Canetada à brasileira
De Erica Teixeira
Ficou grandinho, mas lê quem quer. O siri na lata aqui não ia se calar.
Em conversa com 5 pessoas por quem tenho infinito apreço, suscitei, propositalmente, um tema que vem sendo tratado sob as mais diversas perspectivas possíveis. Como sabemos, está em pauta a discussão da redução da maioridade penal. Três são extremamente a favor, ao passo que dois são diametralmente contra. Coincidência ou não, os últimos dois são, respectivamente, meu professor, Promotor de Justiça, e um grande amigo, Defensor Público, especializado em menores infratores (que, inclusive, se manifestou de modo absolutamente sensato - aos interessados, leiam na timeline de Bruno Moura ).

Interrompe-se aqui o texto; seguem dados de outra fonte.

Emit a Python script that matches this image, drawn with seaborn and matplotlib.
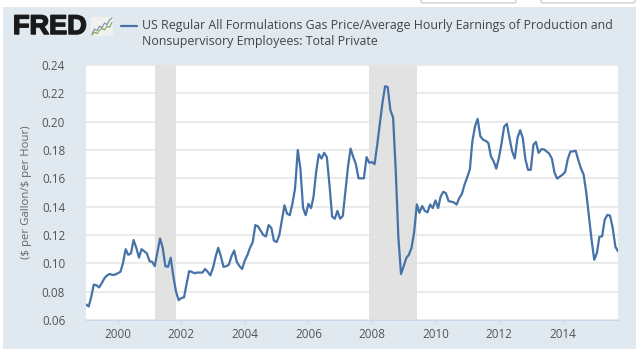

Após os calorosos embates (onde alguns chegaram a se chatear com meus questionamentos - não briguem comigo ), vi uma pagina no Facebook que tratava da matéria em sentido favoravel à redução, abordando ponto a ponto os tópicos mais importantes. Sem dúvidas, foi um texto bem elaborado e razoavelmente consistente, pena que não resolveu o problema. clicando aqui. Ele se perde nos aspectos tratados em 7, 8, 9 e 10.
Desconhecedora e curiosa que sou, comecei a, no pouco tempo que tenho encontrado, ler alguns artigos, manifestações e, em particular, o livro de Cesar Bitencourt (obra que me guiou durante o curso das disciplinas de Direito Penal - suas elucubrações críticas deixavam a matéria mais legal). Temas polêmicos merecem ser estudados, avaliados em sua realidade cultural, organizacional, social e, mais do que qualquer coisa, discutidos. A omissão do debate macula a democracia e a liberdade de expressão. E pior: emburrece ao extremo o homem.
Por óbvio, preservar a segurança pública é um discurso extremamente sedutor. Aliás, vindo da boca dos que nos representam, é acreditar que, mediante a criação de (mais?!?!) leis, a sociedade civil (leia-se classe média suprimida) terá a sensação de mais segurança.
Pois bem, aqui vamos.
Redução de maioridade é inconstitucional. Garantias atinentes aos indivíduos, previstas na Constituiçao, são cláusulas pétreas (e elas o são por sua natureza jurídica, não pela posiçao geográfica no texto de lei - para os que disseram ser cláusula pétrea apenas as previstas no Art. 5o). Cláusulas pétreas preservam o sistema jurídico democrático sob o qual vivemos, até porque todo Estado Democrático é regido por um Constituiçao (seja ela sistemática ou analítica). Redução de garantias, aliás, me preocupa muito mais: criar precedentes que permitam a redução da proteção ao indivíduo são extremamente perigosas para um país como o Brasil, principalmente no contexto instável em que nos encontramos. Asseverou o entendimento, por sinal, o Min. Marco Aurélio (que inclusive acredita não ser inconstitucional a emenda, mas aparentemente se posicionou contra a redução - não acredita ser ela eficaz). E, nobre colega, caso você não saiba o que significa segurança jurídica, sente seu belo derrière na cadeira, estude e se informe.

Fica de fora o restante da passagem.